Они шли сквозь туман, славно призраки, — молчаливые, еле передвигая ноги, и конца не было этому шествию серых теней. Они несли вымокшие, повисшие, точно тряпки, знамена, в руках у них позвякивали коробки для сбора пожертвований; это были люди, которые проморгали удачу, и те, кто слишком рьяно искал эту удачу, и те, кому ни разу в жизни не улыбнулась удача, и те, кому она никогда не могла улыбнуться. Медлительным, позорным потоком растекались они по улице, отбросы общества, построенного на конкуренции. А мы стояли высоко над ними, словно божества, принадлежащие к иному, высшему миру, — в яркой, освещенной, теплой и красиво обставленной комнате, полной дорогих вещей.
«Если бы не милость божья, — подумал я, — там с ними брели бы сейчас Джордж и Эдуард Пондерво».
Но мысли дяди шли совсем в ином направлении, и это зрелище вдохновило его на пылкую, но неубедительную речь по поводу Протекционистской реформы.
2. Мы переезжаем из Кэмден-тауна в Крест-хилл
До сих пор я рассказывал не столько о жизни моего дядюшки Эдуарда Пондерво и тети Сьюзен, сколько о его деловой карьере. Но наряду с рассказом о том, как бесконечно малая величина раздулась до огромных размеров, можно было бы поведать о другом превращении: о том, как постепенно, с годами жалкое убожество квартиры в Кэмден-тауне сменилось расточительной роскошью Крест-хилла с его мраморной лестницей и тетушкиной золотой кроватью, точной копией кровати во дворце Фонтенбло.

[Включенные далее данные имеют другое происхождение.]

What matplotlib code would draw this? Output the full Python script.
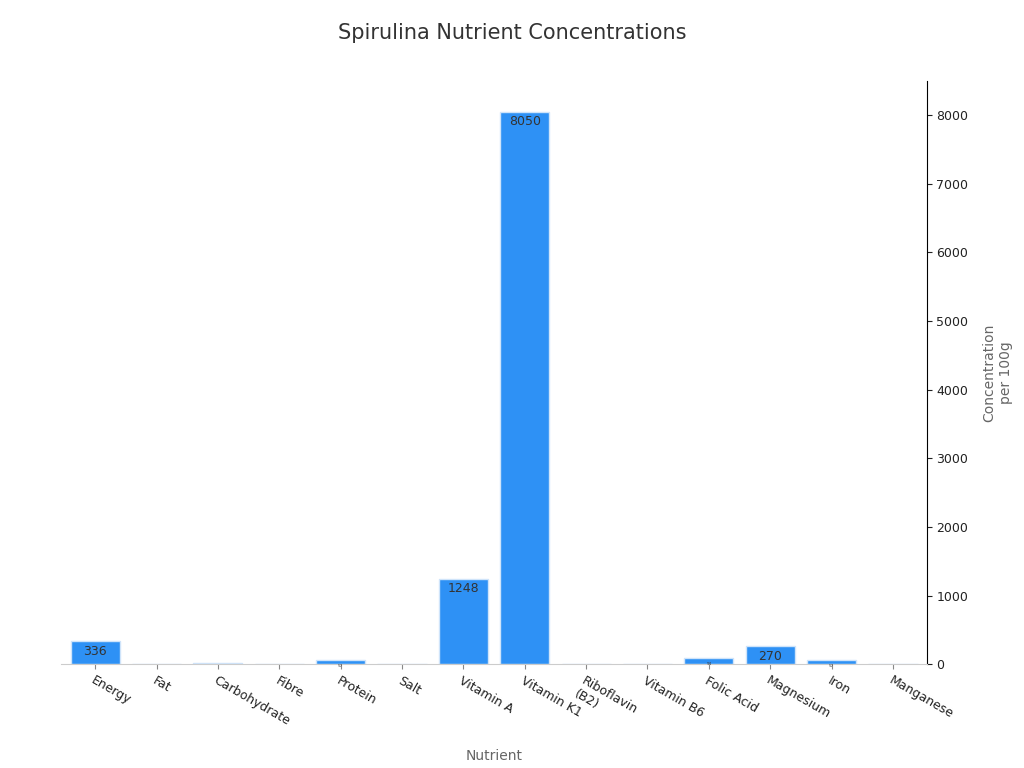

И странно, когда я перехожу к этой части своего рассказа, я вижу, что о недавних событиях рассказывать труднее, чем о памятных, проясненных расстоянием мелочах тех далеких дней. Пестрые воспоминания теснятся, обгоняют друг друга; мне предстояло вскоре снова полюбить, оказаться во власти чувства, которое еще и сейчас не совсем остыло в душе, страсти, которая еще и сейчас туманит мой мозг. Сначала жизнь моя проходила между Илингом и домом дядюшки и тети Сьюзен, потом между Эффи и клубами, а затем между коммерцией и научными изысканиями, которые становились несравненно более последовательными, определенными и значительными, чем все мои прежние опыты. Поэтому я не успевал следить за тем, как неуклонно продвигались в обществе дядюшка и тетя; их продвижение в свете казалось мне мерцающим и скачкообразным, словно в фильме, снятом на заре кинематографии.